Pickett’s third book, ‘Sideways 3: Chile’, takes Miles and Jack to a whole new continent. As the book blurb says, Miles is ‘running out of money, but still surviving on the fumes of a past, but fleeting, fame.’ Pickett’s novels, very much like the stage play version of ‘Sideways’ that he penned himself, are a little darker; on a razor-thin line between truth and fiction. The vitriol that jumps from the protagonist’s mouth can’t help but make the reader wonder just what happened exactly for Pickett in those years since ‘Sideways’ came out.

A new ‘Sideways’ film?

We talk about the possibility of a second film and Rex comes to life. Interestingly, it is not ‘Vertical’ that seems to hold the most promise to make it onto our cinema screens in the near future, but his third book: the last book in the trilogy, set in Chile. “Vertical was quite raw, quite sexualized,” he tells me. We discussed it, but it wasn’t quite right for film. ‘Sideways 3: Chile’ on the other hand…’’ Indeed, Chile has a whole new aspect; a burgeoning wine scene and stunning scenery, quite different from coastal California. There are new characters, new flavours, new wines to explore. Pickett himself has recently spent a lot of time down there and is even lending his likeness to a bottle of Pinot Noir (more on that when it’s out). The screenplay for Chile however, has been already written and talks are being had. I ask if Alexander Payne might direct and Rex is hopeful. Having just had his first baby, Payne is spending some time with the family, but it’s clear that if he were interested in directing, it could be all systems go. Fingers crossed we get a new film to swoon over very soon.

New projects for Rex Pickett

Another wine-themed project in the pipeline for Pickett is a Netflix series, which would see Rex’s Bourdain-esque tones voicing his own vinous travelogue around South America (erm, can we carry your suitcase, please?). “It’s about to be pitched this week,” he tells me. “They are seeing a lot of wine shows right now, so we’ll we see.
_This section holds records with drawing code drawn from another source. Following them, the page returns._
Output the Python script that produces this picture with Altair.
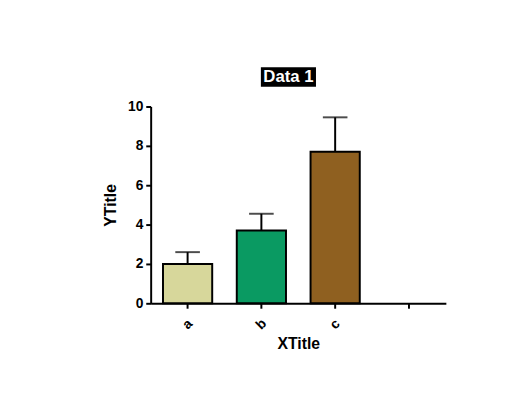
import altair as alt
import pandas as pd

categories = ["a", "b", "c"]
means = [2.0, 3.7, 7.7]
errors = [0.6, 0.85, 1.75]
colors = ["#d7d79b", "#0a9a62", "#8f6020"]
domain_cats = ["a", "b", "c", "d"]
y_ticks = [0, 2, 4, 6, 8, 10]

df = pd.DataFrame({
    "cat": categories,
    "mean": means,
    "upper": [m + e for m, e in zip(means, errors)],
})

FONT = "Liberation Sans"
common = dict(domainColor="black", domainWidth=2, tickColor="black", tickWidth=2, tickSize=5,
              labelFont=FONT, labelFontWeight="bold", labelFontSize=14, labelColor="black",
              titleFont=FONT, titleFontWeight="bold", titleFontSize=16, titleColor="black",
              grid=False)

x_axis = alt.Axis(title="XTitle", labelAngle=-45, labelAlign="center", labelBaseline="middle",
                  labelPadding=16, labelExpr="datum.value == 'd' ? '' : datum.value",
                  titlePadding=4, **common)
y_axis = alt.Axis(title="YTitle", values=y_ticks, titlePadding=9, labelPadding=3,
                  labelOverlap=False, labelFlush=False, **common)

x_scale = alt.Scale(domain=domain_cats, paddingInner=0.333, paddingOuter=0.167)
y_scale = alt.Scale(domain=[0, 10], nice=False)

X = alt.X("cat:N", scale=x_scale, axis=x_axis)

bars = alt.Chart(df).mark_bar(stroke="black", strokeWidth=2).encode(
    x=X, y=alt.Y("mean:Q", scale=y_scale, axis=y_axis),
    color=alt.Color("cat:N", scale=alt.Scale(domain=categories, range=colors), legend=None),
)

rule = alt.Chart(df).mark_rule(color="black", strokeWidth=2).encode(
    x=X, y=alt.Y("mean:Q", scale=y_scale, axis=y_axis), y2="upper:Q",
)

cap = alt.Chart(df).mark_tick(color="black", thickness=2, size=25, orient="horizontal").encode(
    x=X, y=alt.Y("upper:Q", scale=y_scale, axis=y_axis),
)

title_df = pd.DataFrame({"t": ["Data 1"]})
title_box = alt.Chart(title_df).mark_rect(color="black").encode(
    x=alt.value(112), x2=alt.value(168), y=alt.value(-40), y2=alt.value(-20),
)
title_txt = alt.Chart(title_df).mark_text(color="white", font=FONT, fontWeight="bold", fontSize=17,
                                          baseline="middle", align="center").encode(
    x=alt.value(140), y=alt.value(-30), text="t:N",
)

chart = alt.layer(bars, rule, cap, title_box, title_txt).properties(
    width=300, height=200,
    autosize=alt.AutoSizeParams(type="none"),
    padding={"left": 145, "top": 97, "right": 54, "bottom": 85},
).configure_view(stroke=None)

chart.save("out.html", embed_options={"renderer": "svg", "actions": False})
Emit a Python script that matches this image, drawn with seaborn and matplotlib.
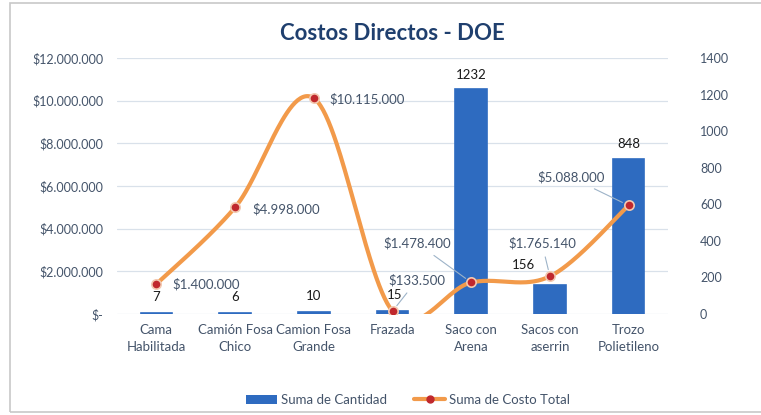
import numpy as np
import pandas as pd
import matplotlib
matplotlib.use("Agg")
import matplotlib.pyplot as plt
import seaborn as sns
from matplotlib.patches import Patch, Rectangle
from matplotlib.lines import Line2D

categories = ["Cama\nHabilitada", "Camión Fosa\nChico", "Camion Fosa\nGrande", "Frazada",
              "Saco con\nArena", "Sacos con\naserrin", "Trozo\nPolietileno"]
cantidad = [7, 6, 10, 15, 1232, 156, 848]
costo = [1400000, 4998000, 10115000, 133500, 1478400, 1765140, 5088000]
left_ticks = [0, 2000000, 4000000, 6000000, 8000000, 10000000, 12000000]
right_ticks = [0, 200, 400, 600, 800, 1000, 1200, 1400]

sns.set_theme(style="white")
plt.rcParams['font.family'] = ['Lato', 'DejaVu Sans']

TICK_C = "#44546A"
BAR_C = "#2E6BC0"
LINE_C = "#F29A4A"
MARK_C = "#C0282D"

def fmt_money(v):
    if v == 0:
        return "$-"
    return "$" + f"{v:,.0f}".replace(",", ".")

fig = plt.figure(figsize=(7.61, 4.15), dpi=100)
fig.patches.append(Rectangle((10/761, 3/415), 770/761, 409/415, transform=fig.transFigure,
                             fill=False, edgecolor="#C8C8C8", linewidth=1.2))
ax = fig.add_axes([117/761, 1-314/415, 551/761, 256/415])

df = pd.DataFrame({"cat": categories, "cantidad": cantidad, "costo": costo})
sns.barplot(data=df, x="cat", y="cantidad", ax=ax, color=BAR_C, width=0.4,
            saturation=1, zorder=2, edgecolor=BAR_C, linewidth=1.2)
ax.set_xlim(-0.5, len(categories) - 0.5)
ax.set_ylim(0, 1400)
ax.set_xlabel("")
ax.set_ylabel("")
for s in ax.spines.values():
    s.set_visible(False)
ax.grid(False)

ax2 = ax.twinx()
ax.yaxis.tick_right()
ax.yaxis.set_label_position("right")
ax.set_yticks(right_ticks)
ax.set_yticklabels([str(t) for t in right_ticks])
ax.tick_params(axis="y", left=False, right=False, labelleft=False, labelright=True,
               length=0, pad=23, labelsize=9, labelcolor=TICK_C)
ax.tick_params(axis="x", length=0, pad=7, labelsize=9.5, labelcolor=TICK_C)
for lbl in ax.get_xticklabels():
    lbl.set_linespacing(1.55)

ax2.yaxis.tick_left()
ax2.yaxis.set_label_position("left")
ax2.set_ylim(0, 12000000)
ax2.set_yticks(left_ticks)
ax2.set_yticklabels([fmt_money(t) for t in left_ticks])
ax2.tick_params(axis="y", left=False, right=False, labelleft=True, labelright=False,
                length=0, pad=10, labelsize=9, labelcolor=TICK_C)
for s in ax2.spines.values():
    s.set_visible(False)
for t in left_ticks:
    ax.axhline(t / 12000000 * 1400, color="#D9E1EA", linewidth=0.9, zorder=0)

# smoothed line (Catmull-Rom through the data points, like Excel's smoothed line)
xp = np.arange(len(costo), dtype=float)
yp = np.array(costo, dtype=float)
P = np.column_stack([xp, yp])
Pe = np.vstack([P[0], P, P[-1]])
curve = []
tt = np.linspace(0, 1, 60)
for i in range(len(P) - 1):
    p0, p1, p2, p3 = Pe[i], Pe[i + 1], Pe[i + 2], Pe[i + 3]
    b1 = p1 + (p2 - p0) / 6
    b2 = p2 - (p3 - p1) / 6
    seg = ((1 - tt)[:, None] ** 3 * p1 + 3 * ((1 - tt) ** 2 * tt)[:, None] * b1
           + 3 * ((1 - tt) * tt ** 2)[:, None] * b2 + (tt ** 3)[:, None] * p2)
    curve.append(seg)
curve = np.vstack(curve)
sns.lineplot(x=curve[:, 0], y=curve[:, 1], ax=ax2, sort=False, estimator=None,
             color=LINE_C, linewidth=3, zorder=3)
sns.scatterplot(x=xp, y=yp, ax=ax2, color=MARK_C, s=45, edgecolor="#F3C9B0",
                linewidth=1.2, zorder=4)
ax2.set_xlim(-0.5, len(categories) - 0.5)

# count labels
cnt_off = [(0, 16), (0, 16), (0, 16), (2, 16), (0, 14), (-26, 20), (0, 15)]
for i, (v, off) in enumerate(zip(cantidad, cnt_off)):
    ax2.annotate(str(v), xy=(i, v / 1400 * 12000000), xytext=off, textcoords="offset pixels",
                 ha="center", va="center", fontsize=9.5, color="#1A1A1A", zorder=6)

# cost labels
cost_off = [(16, 0, "left", False), (17, -2, "left", False), (16, -1, "left", False),
            (-4, 31, "left", True), (-20, 39, "right", True), (-8, 33, "center", True),
            (-24, 28, "right", True)]
for i, (v, (dx, dy, ha, lead)) in enumerate(zip(costo, cost_off)):
    ax2.annotate(fmt_money(v), xy=(i, v), xytext=(dx, dy), textcoords="offset pixels",
                 ha=ha, va="center", fontsize=9.5, color=TICK_C, zorder=6,
                 arrowprops=dict(arrowstyle="-", color="#9DB3C8", lw=0.8, shrinkA=3, shrinkB=5)
                 if lead else None)

ax.set_zorder(1)
ax2.set_zorder(2)
ax2.patch.set_visible(False)

fig.text(392/761, 1-34/415, "Costos Directos - DOE", ha="center", va="center",
         fontsize=16, fontweight="bold", color="#1F3F6E")

handles = [Patch(facecolor=BAR_C, edgecolor="none", label="Suma de Cantidad"),
           Line2D([0], [0], color=LINE_C, lw=3, marker="o", markersize=5,
                  markerfacecolor=MARK_C, markeredgecolor=MARK_C, label="Suma de Costo Total")]
fig.legend(handles=handles, loc="center", bbox_to_anchor=(408/761, 1-400/415), ncol=2,
           frameon=False, fontsize=9.5, labelcolor=TICK_C, handlelength=2.4,
           handletextpad=0.3, columnspacing=2.0)

fig.savefig("out.png", dpi=100)
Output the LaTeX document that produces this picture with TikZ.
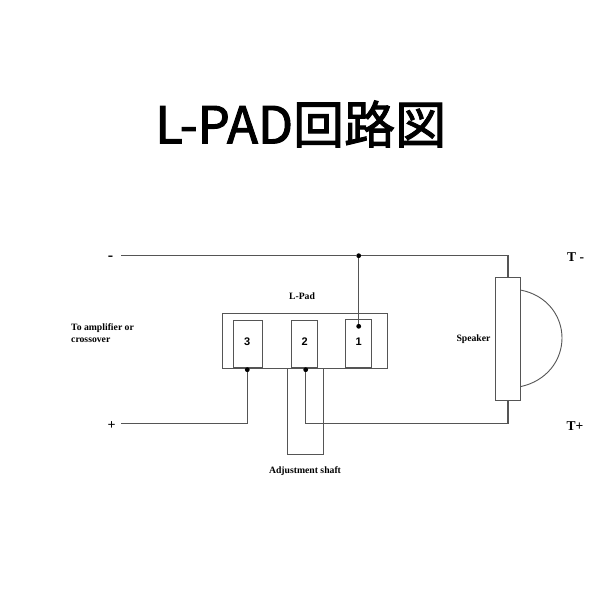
\documentclass[tikz,border=0pt]{standalone}
\usepackage{fontspec}
\setmainfont{Liberation Serif}
\newfontfamily\cjkfont[FakeBold=2]{Noto Sans CJK JP}
\newfontfamily\numfont{Liberation Sans}
\definecolor{wire}{HTML}{555555}
\tikzset{
  wireline/.style={draw=wire,line width=1.1pt},
  boxrect/.style={draw=wire,line width=1.1pt,fill=white,inner sep=0pt,minimum width=#1},
  junction/.style={circle,fill=black,inner sep=0pt,minimum size=4.8pt},
  lbl/.style={font=\bfseries\fontsize{9.7}{12}\selectfont,inner sep=0pt,align=left},
  term/.style={font=\bfseries\fontsize{13.5}{15}\selectfont,inner sep=0pt},
  pin/.style={font=\numfont\bfseries\fontsize{11}{13}\selectfont,inner sep=0pt}
}
\begin{document}
\begin{tikzpicture}[x=1pt,y=-1pt]
\useasboundingbox (0,0) rectangle (600,600);
\node[inner sep=0pt,anchor=west,font=\cjkfont\fontsize{51}{60}\selectfont] (title) at (155,124) {L-PAD回路図};
% shaft (behind the pad)
\node[boxrect=36.6pt,minimum height=86.3pt,anchor=north west] (shaft) at (286.7,368) {};
% L-pad body
\node[boxrect=165.3pt,minimum height=54.7pt,anchor=north west] (pad) at (221.7,313.3) {};
\node[boxrect=28.4pt,minimum height=47pt,anchor=north west] (t3) at (233.3,320.3) {};
\node[boxrect=26pt,minimum height=47pt,anchor=north west] (t2) at (291,320.3) {};
\node[boxrect=26pt,minimum height=48pt,anchor=north west] (t1) at (345.3,319.3) {};
\node[pin] (n3) at (247.3,341.5) {3};
\node[pin] (n2) at (304.7,341.5) {2};
\node[pin] (n1) at (358.7,342) {1};
% speaker
\node[boxrect=25pt,minimum height=123.3pt,anchor=north west] (spk) at (495.3,277) {};
\coordinate (domeA) at (520.3,290);
\coordinate (domeB) at (520.3,386.7);
\draw[draw=wire,line width=0.9pt] (domeA) .. controls (547,295) and (562,316) .. (562,338) .. controls (562,360) and (547,381) .. (domeB);
% junctions
\node[junction] (jtop) at (358.7,255.7) {};
\node[junction] (j1) at (358.7,326.3) {};
\node[junction] (j2) at (305.7,369.7) {};
\node[junction] (j3) at (247.3,369.7) {};
% free ends and corners
\coordinate (minus) at (121,255.7);
\coordinate (plus) at (121,423.3);
\coordinate (cornerTop) at (508,255.7);
\coordinate (cornerBot) at (508,423.3);
\coordinate (corner2) at (305.7,423.3);
\coordinate (corner3) at (247.3,423.3);
\coordinate (spkTop) at (508,277);
\coordinate (spkBot) at (508,400.3);
\draw[wireline] (minus) -- (jtop) -- (cornerTop) -- (spkTop);
\draw[wireline] (jtop) -- (j1);
\draw[wireline] (plus) -- (corner3) -- (j3);
\draw[wireline] (j2) -- (corner2) -- (cornerBot) -- (spkBot);
% labels
\node[term,font=\bfseries\fontsize{16}{16}\selectfont] (lm) at (110.5,258) {-};
\node[term,font=\bfseries\fontsize{14}{16}\selectfont] (lp) at (111.5,425.5) {+};
\node[term,anchor=west] (tm) at (567,257) {T -};
\node[term,anchor=west] (tp) at (566.5,426) {T+};
\node[lbl] (lpad) at (302,296.5) {L-Pad};
\node[lbl,anchor=north west] (amp) at (71,323.5) {To amplifier or\\crossover};
\node[lbl] (spkl) at (473.5,339.5) {Speaker};
\node[lbl] (adj) at (305,471.5) {Adjustment shaft};
\end{tikzpicture}
\end{document}
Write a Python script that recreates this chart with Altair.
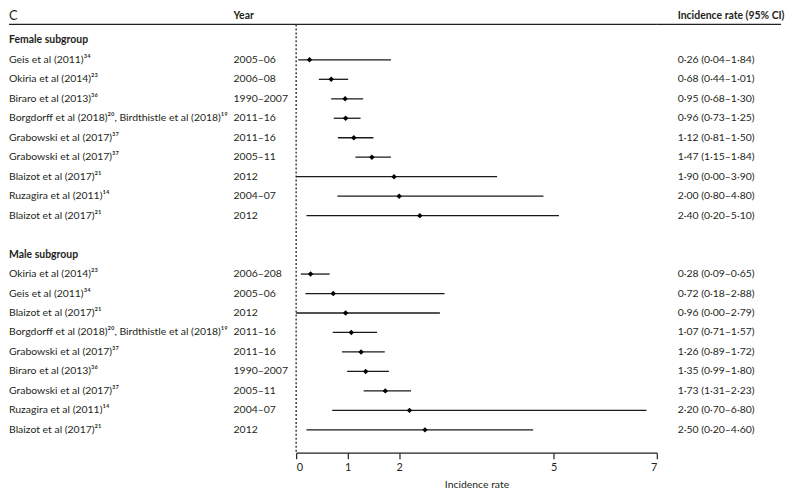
import altair as alt
import pandas as pd

# ---------------- data ----------------
female_studies = [
    "Geis et al (2011)³⁴", "Okiria et al (2014)²³", "Biraro et al (2013)³⁶",
    "Borgdorff et al (2018)²⁰, Birdthistle et al (2018)¹⁹",
    "Grabowski et al (2017)³⁷", "Grabowski et al (2017)³⁷",
    "Blaizot et al (2017)²¹", "Ruzagira et al (2011)¹⁴", "Blaizot et al (2017)²¹",
]
female_years = ["2005–06", "2006–08", "1990–2007", "2011–16", "2011–16",
                "2005–11", "2012", "2004–07", "2012"]
female_est = [0.26, 0.68, 0.95, 0.96, 1.12, 1.47, 1.90, 2.00, 2.40]
female_lo = [0.04, 0.44, 0.68, 0.73, 0.81, 1.15, 0.00, 0.80, 0.20]
female_hi = [1.84, 1.01, 1.30, 1.25, 1.50, 1.84, 3.90, 4.80, 5.10]

male_studies = [
    "Okiria et al (2014)²³", "Geis et al (2011)³⁴", "Blaizot et al (2017)²¹",
    "Borgdorff et al (2018)²⁰, Birdthistle et al (2018)¹⁹",
    "Grabowski et al (2017)³⁷", "Biraro et al (2013)³⁶",
    "Grabowski et al (2017)³⁷", "Ruzagira et al (2011)¹⁴", "Blaizot et al (2017)²¹",
]
male_years = ["2006–208", "2005–06", "2012", "2011–16", "2011–16",
              "1990–2007", "2005–11", "2004–07", "2012"]
male_est = [0.28, 0.72, 0.96, 1.07, 1.26, 1.35, 1.73, 2.20, 2.50]
male_lo = [0.09, 0.18, 0.00, 0.71, 0.89, 0.99, 1.31, 0.70, 0.20]
male_hi = [0.65, 2.88, 2.79, 1.57, 1.72, 1.80, 2.23, 6.80, 4.60]

group_labels = ["Female subgroup", "Male subgroup"]
x_ticks = [0, 1, 2, 5, 7]
panel_letter = "C"
col_year = "Year"
col_rate = "Incidence rate (95% CI)"
x_title = "Incidence rate"

# ---------------- table ----------------
def fmt(v):
    return f"{v:.2f}".replace(".", "·")

rows = []
r = 1
for s, y, e, lo, hi in zip(female_studies, female_years, female_est, female_lo, female_hi):
    rows.append(dict(r=r, study=s, year=y, est=e, lo=lo, hi=hi,
                     label=f"{fmt(e)} ({fmt(lo)}–{fmt(hi)})"))
    r += 1
r += 2
for s, y, e, lo, hi in zip(male_studies, male_years, male_est, male_lo, male_hi):
    rows.append(dict(r=r, study=s, year=y, est=e, lo=lo, hi=hi,
                     label=f"{fmt(e)} ({fmt(lo)}–{fmt(hi)})"))
    r += 1
df = pd.DataFrame(rows)
groups = pd.DataFrame({"r": [0, 11], "g": group_labels})

R_TOP, R_BOT = -1.582, 21.173
R_HEAD, R_LINE = -1.225, -0.817
H = 446
W1, W2, W3 = 289, 363, 125
FONT = "Lato"
FS = 10.5
TXT = "#231f20"

yscale = alt.Scale(domain=[R_TOP, R_BOT], reverse=True, nice=False, zero=False)

def Y(field="r"):
    return alt.Y(f"{field}:Q", scale=yscale, axis=None)

head = pd.DataFrame({"r": [R_HEAD]})
line = pd.DataFrame({"r": [R_LINE]})

# ---------------- left panel ----------------
names = alt.Chart(df).mark_text(align="left", baseline="middle", font=FONT,
                                fontSize=FS, color=TXT).encode(
    x=alt.value(0), y=Y(), text="study:N")
years = alt.Chart(df).mark_text(align="left", baseline="middle", font=FONT,
                                fontSize=FS, color=TXT).encode(
    x=alt.value(226), y=Y(), text="year:N")
grp = alt.Chart(groups).mark_text(align="left", baseline="middle", font=FONT,
                                  fontSize=FS, fontWeight="bold", color=TXT).encode(
    x=alt.value(0), y=Y(), text="g:N")
letter = alt.Chart(head).mark_text(align="left", baseline="middle", font=FONT,
                                   fontSize=13, color=TXT, text=panel_letter).encode(
    x=alt.value(0), y=Y())
yhead = alt.Chart(head).mark_text(align="left", baseline="middle", font=FONT,
                                  fontSize=FS, fontWeight="bold", color=TXT,
                                  text=col_year).encode(
    x=alt.value(226), y=Y())
rule1 = alt.Chart(line).mark_rule(color=TXT, strokeWidth=1.2).encode(
    x=alt.value(0), x2=alt.value(W1), y=Y())
left = alt.layer(rule1, names, years, grp, letter, yhead).properties(width=W1, height=H)

# ---------------- plot panel ----------------
xscale = alt.Scale(domain=[0, 7], nice=False, zero=False)
rule2 = alt.Chart(line).mark_rule(color=TXT, strokeWidth=1.2).encode(
    x=alt.value(0), x2=alt.value(W2), y=Y())
zero = alt.Chart(pd.DataFrame({"x": [0], "r1": [R_LINE], "r2": [R_BOT]})).mark_rule(
    color=TXT, strokeWidth=1.3, strokeDash=[2, 2]).encode(
    x=alt.X("x:Q", scale=xscale), y=Y("r1"), y2="r2:Q")
ci = alt.Chart(df).mark_rule(color="#1a1a1a", strokeWidth=1.3).encode(
    x=alt.X("lo:Q", scale=xscale,
            axis=alt.Axis(values=x_ticks, title=x_title, grid=False, format="d")),
    x2="hi:Q", y=Y())
pts = alt.Chart(df).mark_point(shape="diamond", filled=True, size=30,
                               color="black", opacity=1).encode(
    x=alt.X("est:Q", scale=xscale), y=Y())
mid = alt.layer(rule2, zero, ci, pts).properties(width=W2, height=H)

# ---------------- right panel ----------------
lab = alt.Chart(df).mark_text(align="left", baseline="middle", font=FONT,
                              fontSize=FS, color=TXT).encode(
    x=alt.value(21), y=Y(), text="label:N")
rhead = alt.Chart(head).mark_text(align="left", baseline="middle", font=FONT,
                                  fontSize=FS, fontWeight="bold", color=TXT,
                                  text=col_rate).encode(
    x=alt.value(21), y=Y())
rule3 = alt.Chart(line).mark_rule(color=TXT, strokeWidth=1.2).encode(
    x=alt.value(0), x2=alt.value(W3), y=Y())
right = alt.layer(rule3, lab, rhead).properties(width=W3, height=H)

chart = alt.hconcat(left, mid, right, spacing=0, bounds="flush").properties(
    padding={"left": 0, "top": 0, "right": 0, "bottom": 0}
).configure_view(strokeWidth=0).configure_axis(
    domainColor=TXT, domainWidth=1.2, tickColor=TXT, tickWidth=1.2, tickSize=6,
    labelFont=FONT, labelFontSize=11, labelColor=TXT, labelPadding=3,
    titleFont=FONT, titleFontSize=FS, titleFontWeight="normal", titleColor=TXT,
    titlePadding=7,
)

chart.save("out.html", embed_options={"renderer": "svg", "actions": False})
I do have the magic ‘Sideways’ word behind me though, so that could help.” Hopefully indeed. Having just come back from Argentina myself, I can only imagine what they could make this series look like.

We discuss what’s needed for a successful TV series about wine as the new series of The Wine Show airs on Channel 5 (Fridays at 7pm). He agrees that it is hard to talk about wine in a way that doesn’t feel elitiste, as how only a tenth of the one percent or so get to taste the world’s very finest wines. Even so, in his television endevours, he’s determined to get as far away from that elitism as possible:

“Wine is a cultural thing, like theatre or books,” he says. “The difference is that even just about the lowest quintile can read War and Peace if they want to or watch Fellini’s 8 and a half, but we can’t all drink a Richebourg… Wine is a conduit to people. And I’m a kind of a wine socialist!”

So, the wait is on to see how the TV series fares at pitch. In the meantime, Rex Pickett is not sitting still. Well, he is, but to write another book; one that has nothing to do with wine and that is already under contract to be finished by May. It’s called ‘The Archivist’ and is a murder mystery that starts off as an epistolary exchange discovered by a young woman going through the archives of her predecessor. Interestingly, the story began as a play first and foremost. “I’m novelising it,” says Pickett. “The play was like an adaptation of a novel that wasn’t written. So now I’m writing it!”

When asked if he’ll miss the wine element in this particular project, he tells me, “No. It’s the one I wake up to.” A true writer at heart. And we wish him all the best with it.